Calculate (in bits) the Shannon Entropy of the eye color variable in the starwars
dataset:
starwars %>% shannon_entropy(eye_color)
#> [1] 3.117176
With the classic mtcars
dataset, choose some columns to make a matrix of mutual information pairwise comparisons. In particular, the cyl, vs, am, gear, and carb columns are all whole numbers indicating they belong to a category. The other columns are continuous and are better suited to correlation comparisons, unless they're discretized. Here are the first few rows of mtcars:
mtcars %>% select(cyl, vs, am, gear, carb) %>% head()

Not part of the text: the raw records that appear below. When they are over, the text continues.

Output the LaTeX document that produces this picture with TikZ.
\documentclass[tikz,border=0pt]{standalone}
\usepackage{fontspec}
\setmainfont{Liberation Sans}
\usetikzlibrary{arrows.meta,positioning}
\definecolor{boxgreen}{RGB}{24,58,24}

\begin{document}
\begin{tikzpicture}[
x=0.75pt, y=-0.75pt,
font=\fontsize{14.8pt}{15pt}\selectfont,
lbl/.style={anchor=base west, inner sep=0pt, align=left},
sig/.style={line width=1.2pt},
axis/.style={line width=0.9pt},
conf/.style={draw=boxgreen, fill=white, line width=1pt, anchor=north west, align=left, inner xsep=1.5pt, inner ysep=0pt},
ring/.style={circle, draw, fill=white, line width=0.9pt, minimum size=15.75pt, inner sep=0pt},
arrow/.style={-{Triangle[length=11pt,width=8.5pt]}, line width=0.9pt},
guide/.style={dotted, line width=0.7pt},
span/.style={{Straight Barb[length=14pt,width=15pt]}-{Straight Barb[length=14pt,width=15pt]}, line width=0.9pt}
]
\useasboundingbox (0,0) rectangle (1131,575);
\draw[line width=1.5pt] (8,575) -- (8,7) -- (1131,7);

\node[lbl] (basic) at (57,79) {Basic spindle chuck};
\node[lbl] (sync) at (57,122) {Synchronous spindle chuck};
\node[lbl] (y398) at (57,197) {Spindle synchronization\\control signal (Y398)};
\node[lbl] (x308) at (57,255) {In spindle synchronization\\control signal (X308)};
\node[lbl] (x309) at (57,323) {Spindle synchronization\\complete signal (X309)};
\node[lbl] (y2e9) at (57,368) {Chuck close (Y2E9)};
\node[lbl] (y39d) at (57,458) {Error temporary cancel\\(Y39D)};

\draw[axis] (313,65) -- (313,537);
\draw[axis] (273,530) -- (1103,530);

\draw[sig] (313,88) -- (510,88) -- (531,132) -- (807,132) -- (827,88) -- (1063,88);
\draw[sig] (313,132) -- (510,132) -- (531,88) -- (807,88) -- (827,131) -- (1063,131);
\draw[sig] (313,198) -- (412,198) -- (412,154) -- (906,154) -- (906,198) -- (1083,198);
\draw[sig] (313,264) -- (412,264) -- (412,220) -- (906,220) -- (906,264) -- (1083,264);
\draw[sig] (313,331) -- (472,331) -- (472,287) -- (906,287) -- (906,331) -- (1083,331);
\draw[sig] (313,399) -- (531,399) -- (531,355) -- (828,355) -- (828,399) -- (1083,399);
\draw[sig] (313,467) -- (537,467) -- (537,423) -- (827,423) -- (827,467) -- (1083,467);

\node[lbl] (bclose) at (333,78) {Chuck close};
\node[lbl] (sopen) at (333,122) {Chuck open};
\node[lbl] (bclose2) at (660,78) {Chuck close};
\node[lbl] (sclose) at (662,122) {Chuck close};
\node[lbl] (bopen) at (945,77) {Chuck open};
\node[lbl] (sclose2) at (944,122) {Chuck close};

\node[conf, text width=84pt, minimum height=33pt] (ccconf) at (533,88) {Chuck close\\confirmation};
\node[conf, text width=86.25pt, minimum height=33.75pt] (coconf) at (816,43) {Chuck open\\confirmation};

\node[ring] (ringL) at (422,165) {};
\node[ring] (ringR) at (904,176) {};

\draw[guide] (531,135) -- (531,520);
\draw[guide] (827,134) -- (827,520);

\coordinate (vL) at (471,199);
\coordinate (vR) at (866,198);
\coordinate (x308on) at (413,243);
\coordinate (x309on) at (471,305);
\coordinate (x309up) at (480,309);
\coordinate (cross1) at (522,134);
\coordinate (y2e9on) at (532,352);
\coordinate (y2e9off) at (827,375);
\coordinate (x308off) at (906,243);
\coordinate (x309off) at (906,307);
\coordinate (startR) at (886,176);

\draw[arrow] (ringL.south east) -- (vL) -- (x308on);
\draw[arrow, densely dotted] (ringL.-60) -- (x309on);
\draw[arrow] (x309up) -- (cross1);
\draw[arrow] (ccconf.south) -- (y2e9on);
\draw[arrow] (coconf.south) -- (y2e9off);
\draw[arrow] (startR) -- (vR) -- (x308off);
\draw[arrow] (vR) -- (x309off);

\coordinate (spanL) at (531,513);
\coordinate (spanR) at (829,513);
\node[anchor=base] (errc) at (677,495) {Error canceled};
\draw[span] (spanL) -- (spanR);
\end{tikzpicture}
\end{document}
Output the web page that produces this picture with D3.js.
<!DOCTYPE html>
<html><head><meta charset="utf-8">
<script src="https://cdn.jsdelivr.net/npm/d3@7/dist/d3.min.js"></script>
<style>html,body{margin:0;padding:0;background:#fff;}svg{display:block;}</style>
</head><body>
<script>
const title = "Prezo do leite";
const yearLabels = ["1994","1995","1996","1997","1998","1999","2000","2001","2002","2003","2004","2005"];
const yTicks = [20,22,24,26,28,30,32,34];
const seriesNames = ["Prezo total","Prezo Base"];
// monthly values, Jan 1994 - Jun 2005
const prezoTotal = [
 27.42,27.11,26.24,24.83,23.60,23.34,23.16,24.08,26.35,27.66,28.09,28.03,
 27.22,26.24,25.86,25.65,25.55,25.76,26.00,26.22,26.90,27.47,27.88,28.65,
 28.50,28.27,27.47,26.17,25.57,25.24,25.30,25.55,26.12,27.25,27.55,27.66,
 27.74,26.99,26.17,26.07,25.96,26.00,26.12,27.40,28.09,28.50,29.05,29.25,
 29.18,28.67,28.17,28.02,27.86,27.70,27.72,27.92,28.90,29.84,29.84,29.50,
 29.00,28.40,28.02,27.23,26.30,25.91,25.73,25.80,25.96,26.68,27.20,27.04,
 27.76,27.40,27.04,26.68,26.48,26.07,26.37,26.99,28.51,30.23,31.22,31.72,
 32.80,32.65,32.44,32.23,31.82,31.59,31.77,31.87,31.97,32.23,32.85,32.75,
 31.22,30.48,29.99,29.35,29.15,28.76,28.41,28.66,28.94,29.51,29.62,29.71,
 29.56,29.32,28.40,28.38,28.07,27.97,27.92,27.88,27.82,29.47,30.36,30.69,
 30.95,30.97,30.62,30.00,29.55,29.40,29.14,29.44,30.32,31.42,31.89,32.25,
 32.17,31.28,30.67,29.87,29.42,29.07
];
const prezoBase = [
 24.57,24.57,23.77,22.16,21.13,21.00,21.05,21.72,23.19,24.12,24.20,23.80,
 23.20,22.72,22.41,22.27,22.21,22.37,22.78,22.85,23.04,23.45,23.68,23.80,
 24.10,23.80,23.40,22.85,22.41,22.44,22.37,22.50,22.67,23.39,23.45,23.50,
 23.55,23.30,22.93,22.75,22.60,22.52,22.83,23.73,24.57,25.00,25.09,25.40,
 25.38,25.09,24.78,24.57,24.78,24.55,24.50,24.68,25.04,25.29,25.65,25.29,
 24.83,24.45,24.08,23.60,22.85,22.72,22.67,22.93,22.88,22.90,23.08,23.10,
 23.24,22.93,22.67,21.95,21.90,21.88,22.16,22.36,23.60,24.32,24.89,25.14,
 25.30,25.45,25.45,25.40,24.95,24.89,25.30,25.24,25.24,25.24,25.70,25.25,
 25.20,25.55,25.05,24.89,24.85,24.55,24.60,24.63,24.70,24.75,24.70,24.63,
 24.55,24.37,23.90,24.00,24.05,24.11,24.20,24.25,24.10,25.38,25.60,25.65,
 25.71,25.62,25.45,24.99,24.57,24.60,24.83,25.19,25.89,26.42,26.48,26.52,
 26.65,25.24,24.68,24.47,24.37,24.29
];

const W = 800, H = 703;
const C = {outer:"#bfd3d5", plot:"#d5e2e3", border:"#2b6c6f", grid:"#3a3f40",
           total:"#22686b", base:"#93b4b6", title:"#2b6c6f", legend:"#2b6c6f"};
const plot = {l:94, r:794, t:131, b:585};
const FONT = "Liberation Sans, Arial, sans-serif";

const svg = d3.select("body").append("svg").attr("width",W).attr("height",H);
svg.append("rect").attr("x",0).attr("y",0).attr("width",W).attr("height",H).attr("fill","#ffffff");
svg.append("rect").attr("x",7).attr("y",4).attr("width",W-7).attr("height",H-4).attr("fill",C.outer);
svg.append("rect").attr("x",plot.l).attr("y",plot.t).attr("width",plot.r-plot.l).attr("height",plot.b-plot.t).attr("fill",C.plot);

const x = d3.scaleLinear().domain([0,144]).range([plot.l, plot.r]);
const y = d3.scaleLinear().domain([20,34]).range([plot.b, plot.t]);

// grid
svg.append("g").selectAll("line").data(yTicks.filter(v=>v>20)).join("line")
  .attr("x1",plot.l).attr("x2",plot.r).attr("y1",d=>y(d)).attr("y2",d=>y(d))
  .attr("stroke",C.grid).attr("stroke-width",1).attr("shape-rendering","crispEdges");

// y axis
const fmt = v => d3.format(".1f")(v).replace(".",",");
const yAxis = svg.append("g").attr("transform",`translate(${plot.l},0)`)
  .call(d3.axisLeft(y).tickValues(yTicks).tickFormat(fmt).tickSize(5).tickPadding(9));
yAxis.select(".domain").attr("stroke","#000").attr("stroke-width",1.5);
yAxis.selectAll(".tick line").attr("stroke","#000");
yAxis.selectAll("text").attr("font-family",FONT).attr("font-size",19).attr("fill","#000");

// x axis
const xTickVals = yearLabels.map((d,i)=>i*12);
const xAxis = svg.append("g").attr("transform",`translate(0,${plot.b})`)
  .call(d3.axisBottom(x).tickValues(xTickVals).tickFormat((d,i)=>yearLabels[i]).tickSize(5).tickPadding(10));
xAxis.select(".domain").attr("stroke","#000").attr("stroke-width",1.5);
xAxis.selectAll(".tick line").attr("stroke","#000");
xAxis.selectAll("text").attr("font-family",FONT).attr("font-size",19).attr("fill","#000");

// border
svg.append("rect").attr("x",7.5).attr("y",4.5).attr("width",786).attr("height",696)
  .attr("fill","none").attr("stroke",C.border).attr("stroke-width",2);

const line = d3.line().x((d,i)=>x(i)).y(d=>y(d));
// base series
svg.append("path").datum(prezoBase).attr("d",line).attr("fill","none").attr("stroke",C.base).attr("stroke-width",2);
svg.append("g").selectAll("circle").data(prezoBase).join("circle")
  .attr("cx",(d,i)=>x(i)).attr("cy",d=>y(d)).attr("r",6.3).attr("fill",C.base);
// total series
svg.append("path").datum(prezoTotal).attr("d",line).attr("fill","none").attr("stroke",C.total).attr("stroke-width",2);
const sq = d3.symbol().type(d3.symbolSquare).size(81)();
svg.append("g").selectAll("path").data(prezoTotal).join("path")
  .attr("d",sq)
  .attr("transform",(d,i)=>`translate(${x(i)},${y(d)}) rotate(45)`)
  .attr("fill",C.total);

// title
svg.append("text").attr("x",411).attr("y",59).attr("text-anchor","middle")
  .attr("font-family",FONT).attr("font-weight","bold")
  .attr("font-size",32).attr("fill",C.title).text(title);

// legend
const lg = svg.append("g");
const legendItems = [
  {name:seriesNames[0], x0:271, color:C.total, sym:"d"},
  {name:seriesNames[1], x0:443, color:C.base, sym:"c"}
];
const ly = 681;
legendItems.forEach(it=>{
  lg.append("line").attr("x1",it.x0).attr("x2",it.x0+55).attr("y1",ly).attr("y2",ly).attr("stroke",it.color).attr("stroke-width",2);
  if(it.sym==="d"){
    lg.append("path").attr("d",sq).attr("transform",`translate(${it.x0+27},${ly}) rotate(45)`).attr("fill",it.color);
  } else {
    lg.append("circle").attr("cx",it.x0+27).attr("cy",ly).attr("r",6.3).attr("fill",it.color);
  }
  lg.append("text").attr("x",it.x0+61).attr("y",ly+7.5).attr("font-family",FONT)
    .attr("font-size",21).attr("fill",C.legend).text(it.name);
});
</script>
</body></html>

cyl | vs | am | gear | carb | |
---|---|---|---|---|---|
Mazda RX4 | 6 | 0 | 1 | 4 | 4 |
Mazda RX4 Wag | 6 | 0 | 1 | 4 | 4 |
Datsun 710 | 4 | 1 | 1 | 4 | 1 |
Hornet 4 Drive | 6 | 1 | 0 | 3 | 1 |
Hornet Sportabout | 8 | 0 | 0 | 3 | 2 |
Valiant | 6 | 1 | 0 | 3 | 1 |
And here is our comparison table. There should be 5-choose-2 = 10 different combinations. NMI stands for Normalized Mutual Information, so the mutual information, normally given in bits, is scaled between 0 and 1:
mi_matr <- as_tibble(mtcars) %>%
mutate_if(is_double, as.character) %>%
mutual_info_matrix(cyl, vs, am, gear, carb, normalized=TRUE)
mi_matr
V1 | V2 | MI |
---|---|---|
cyl | vs | 0.4937932 |
cyl | am | 0.1672528 |
cyl | gear | 0.3504372 |
cyl | carb | 0.3983338 |
vs | am | 0.0208314 |
vs | gear | 0.2397666 |
vs | carb | 0.2861119 |
am | gear | 0.5173527 |
am | carb | 0.1149038 |
gear | carb | 0.1905054 |
The matrix is already in a convenient format to plot:
p <- mutual_info_heatmap(mi_matr)
print(p)
NOTE: The above SVG may or may not render 100% correctly. See the issue for more discussion.
Cover, Thomas M., and Joy A. Thomas. 2001. Elements of Information Theory. 2nd ed. 10th Ser. New York, NY: John Wiley & Sons, Inc.
Meyer, Patrick E. 2014. Infotheo: Information-Theoretic Measures. https://CRAN.R-project.org/package=infotheo.